Затрещины западной прессы бесили и без того злого Григоровича, и, как и положено диктатору, была усилена с удвоившейся свирепостью экзекуция с балетными инакомыслящими. А это, в самую первую очередь, солисты Васильевских и плисецких балетов. Вот вам и пример. Совсем молодой танцор Виктор Барыкин, приглашенный Васильевым на одну из главных ролей в своем "Икаре", был подвергнут Григоровичем остракизму навсегда. Попав в черный список, Барыкин отныне занимался лишь в чужих, читай: "вражеских" балетах: "Анна Каренина", "Макбет", "Чайка", "Анюта", "Кармен- сюита". Месть обрушилась на головы и балетные карьеры Богатырева (о нем я уже писала), Радченко, Буцковой, Лагунова, Нестеровой...

МЕНЯ не оставляет в безразличии судьба Большого балета. Большой - это вся моя жизнь. Вся без остатка. У меня взаправду болит сердце, что власть на театре и в училище забрали себе люди, для которых как раз Власть - самое главное, самое драгоценное, самое прекрасное, что есть на свете. Не творчество, не балет, а - Власть. И держат они ее мертвой, бульдожьей хваткой. Срок этой хваткой власти ох как длинен. Когда пишу, уже тридцатилетие прошло.
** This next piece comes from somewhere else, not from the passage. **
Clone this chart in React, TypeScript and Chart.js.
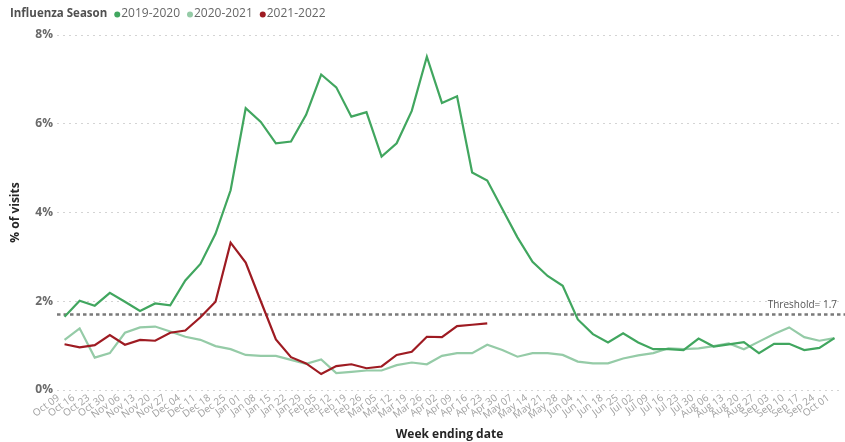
import React, { useEffect, useRef } from 'react';
import { Chart, registerables } from 'chart.js';

Chart.register(...registerables);

const WEEKS = [
  'Oct 09', 'Oct 16', 'Oct 23', 'Oct 30', 'Nov 06', 'Nov 13', 'Nov 20', 'Nov 27',
  'Dec 04', 'Dec 11', 'Dec 18', 'Dec 25', 'Jan 01', 'Jan 08', 'Jan 15', 'Jan 22', 'Jan 29',
  'Feb 05', 'Feb 12', 'Feb 19', 'Feb 26', 'Mar 05', 'Mar 12', 'Mar 19', 'Mar 26',
  'Apr 02', 'Apr 09', 'Apr 16', 'Apr 23', 'Apr 30', 'May 07', 'May 14', 'May 21', 'May 28',
  'Jun 04', 'Jun 11', 'Jun 18', 'Jun 25', 'Jul 02', 'Jul 09', 'Jul 16', 'Jul 23', 'Jul 30',
  'Aug 06', 'Aug 13', 'Aug 20', 'Aug 27', 'Sep 03', 'Sep 10', 'Sep 17', 'Sep 24', 'Oct 01',
];

const SEASON_2019 = [
  1.65, 2.01, 1.9, 2.19, 1.99, 1.78, 1.95, 1.91, 2.47, 2.84, 3.52, 4.5, 6.35, 6.04, 5.56, 5.6,
  6.2, 7.11, 6.82, 6.16, 6.26, 5.26, 5.56, 6.29, 7.51, 6.47, 6.62, 4.9, 4.72, 4.08, 3.44, 2.89,
  2.57, 2.35, 1.59, 1.26, 1.07, 1.28, 1.07, 0.92, 0.92, 0.9, 1.16, 0.98, 1.03, 1.08, 0.83, 1.04,
  1.04, 0.9, 0.95, 1.17,
];

const SEASON_2020 = [
  1.13, 1.39, 0.73, 0.83, 1.29, 1.41, 1.43, 1.32, 1.2, 1.13, 0.99, 0.92, 0.79, 0.77, 0.77, 0.68,
  0.59, 0.69, 0.38, 0.41, 0.44, 0.44, 0.56, 0.62, 0.58, 0.77, 0.83, 0.83, 1.02, 0.9, 0.75, 0.83,
  0.83, 0.79, 0.64, 0.6, 0.6, 0.71, 0.78, 0.83, 0.94, 0.92, 0.94, 0.99, 1.05, 0.92, 1.09, 1.26,
  1.41, 1.19, 1.11, 1.17,
];

const SEASON_2021 = [
  1.03, 0.96, 1.01, 1.24, 1.02, 1.13, 1.11, 1.29, 1.34, 1.64, 1.99, 3.32, 2.87, 2.0, 1.14, 0.74,
  0.6, 0.36, 0.54, 0.58, 0.49, 0.53, 0.79, 0.86, 1.2, 1.19, 1.44, 1.47, 1.5,
];

const SEASONS = ['2019-2020', '2020-2021', '2021-2022'];
const COLORS = ['#41a65f', '#95cba7', '#9e1b22'];
const LEGEND_TITLE = 'Influenza Season';
const THRESHOLD = 1.7;
const THRESHOLD_LABEL = 'Threshold= 1.7';
const Y_MAX = 8;
const Y_STEP = 2;
const X_TITLE = 'Week ending date';
const Y_TITLE = '% of visits';

const FONT = '"Open Sans", "Noto Sans", sans-serif';

const thresholdPlugin = {
  id: 'thresholdLine',
  beforeDatasetsDraw(chart: any) {
    const { ctx, chartArea, scales } = chart;
    const y = scales.y.getPixelForValue(THRESHOLD);
    ctx.save();
    ctx.strokeStyle = '#7a7a7a';
    ctx.lineWidth = 2.5;
    ctx.setLineDash([3.5, 3]);
    ctx.beginPath();
    ctx.moveTo(chartArea.left, y);
    ctx.lineTo(chartArea.right + 3, y);
    ctx.stroke();
    ctx.setLineDash([]);
    ctx.font = `10px ${FONT}`;
    ctx.fillStyle = '#555';
    ctx.textAlign = 'right';
    ctx.textBaseline = 'middle';
    ctx.fillText(THRESHOLD_LABEL, chartArea.right - 5, y - 9);
    ctx.restore();
  },
};

const legendPlugin = {
  id: 'inlineLegend',
  afterDraw(chart: any) {
    const { ctx } = chart;
    ctx.save();
    ctx.textBaseline = 'middle';
    ctx.textAlign = 'left';
    const y = 14;
    let x = 10;
    ctx.font = `bold 11.5px ${FONT}`;
    ctx.fillStyle = '#505050';
    ctx.fillText(LEGEND_TITLE, x, y);
    x += ctx.measureText(LEGEND_TITLE).width + 7;
    ctx.font = `12px ${FONT}`;
    SEASONS.forEach((name, i) => {
      ctx.fillStyle = COLORS[i];
      ctx.beginPath();
      ctx.arc(x + 3, y + 0.5, 3, 0, Math.PI * 2);
      ctx.fill();
      ctx.fillStyle = '#666';
      ctx.fillText(name, x + 7, y);
      x += 7 + ctx.measureText(name).width + 7;
    });
    ctx.restore();
  },
};

export default function App() {
  const ref = useRef<HTMLCanvasElement | null>(null);

  useEffect(() => {
    document.body.style.margin = '0';
    if (!ref.current) return;
    const series = [SEASON_2019, SEASON_2020, SEASON_2021];
    const chart = new Chart(ref.current, {
      type: 'line',
      data: {
        labels: WEEKS,
        datasets: SEASONS.map((name, i) => ({
          label: name,
          data: series[i],
          borderColor: COLORS[i],
          backgroundColor: COLORS[i],
          borderWidth: 2.2,
          pointRadius: 0,
          pointHoverRadius: 0,
          tension: 0,
          fill: false,
          order: i === 0 ? 1 : i === 1 ? 2 : 0,
        })),
      },
      options: {
        responsive: false,
        maintainAspectRatio: false,
        animation: false,
        layout: { padding: { top: 35, right: 3, left: 0, bottom: 0 } },
        plugins: {
          legend: { display: false },
          tooltip: { enabled: false },
        },
        scales: {
          x: {
            type: 'category',
            offset: true,
            grid: { display: false, drawTicks: false },
            border: { display: false },
            afterFit: (s: any) => {
              s.height = 52;
            },
            ticks: {
              autoSkip: false,
              maxRotation: 36,
              minRotation: 36,
              padding: 2,
              labelOffset: -6,
              color: '#a0a0a0',
              font: { family: FONT, size: 10 },
            },
            title: {
              display: true,
              text: X_TITLE,
              color: '#252525',
              font: { family: FONT, size: 12, weight: 'bold' },
              padding: { top: 1, bottom: 0 },
            },
          },
          y: {
            min: 0,
            max: Y_MAX,
            afterFit: (s: any) => {
              s.width = 57;
            },
            grid: {
              color: '#d4d4d4',
              lineWidth: 1,
              drawTicks: false,
            },
            border: { display: false, dash: [2, 4] },
            ticks: {
              stepSize: Y_STEP,
              padding: 4,
              color: '#6a6a6a',
              font: { family: FONT, size: 12, weight: 'bold' },
              callback: (v: any) => `${v}%`,
            },
            title: {
              display: true,
              text: Y_TITLE,
              color: '#252525',
              font: { family: FONT, size: 12, weight: 'bold' },
              padding: { top: 8, bottom: 0 },
            },
          },
        },
      },
      plugins: [thresholdPlugin, legendPlugin],
    } as any);
    return () => chart.destroy();
  }, []);

  return (
    <div style={{ width: 845, height: 442, position: 'relative' }}>
      <canvas ref={ref} width={845} height={442} />
    </div>
  );
}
После того, как по распоряжению Григоровича (Юрий Николаевич талантливо умел расправляться с недругами чужими руками) комендатура не впустила Лиепу в театр, сославшись на то, что у него просрочен пропуск, Лиепа разрыдался, у него случился сердечный приступ. Это -тренированное, закаленное сердце! Скоро Лиепа умер. Умер от инфаркта. На панихиде несколько ораторов впрямую назвали виновника...

А мне - вовсе не весело, что хороших балерин долго не будет. И я отчетливо вижу, как неправильно поставлены спины, как не работают колени, как затрудняют, а не помогают крутить пируэты несобранные руки. А куда задевались музыкальность, артистизм, стиль? Просто беда. Это не означает, что в школе нет профессиональных педагогов. Это означает, что и в школе - диктатура. Диктатура Головкиной, которой нельзя ни в чем перечить. Головкиной, чей мнимый педагогический дар без удержу воспет и восславлен. Коли в баню с Раисой Максимовной ходит, значит, и впрямь великий педагог...

МЕНЯЮТСЯ времена. Новые приходят начальники. Аи, и у них внуки, да внучки, да внучатые племянницы... Люди ведь. Размножаются. А рецепты дружбы те ж: в баню с Фурцевой, в баню с Раисой Максимовной... Кто следующая попариться? Наина Иосифовна?... И приходят в театр недоученные артисты. И мельчает, и блекнет слава Большого балета. И топчется балет годы на месте.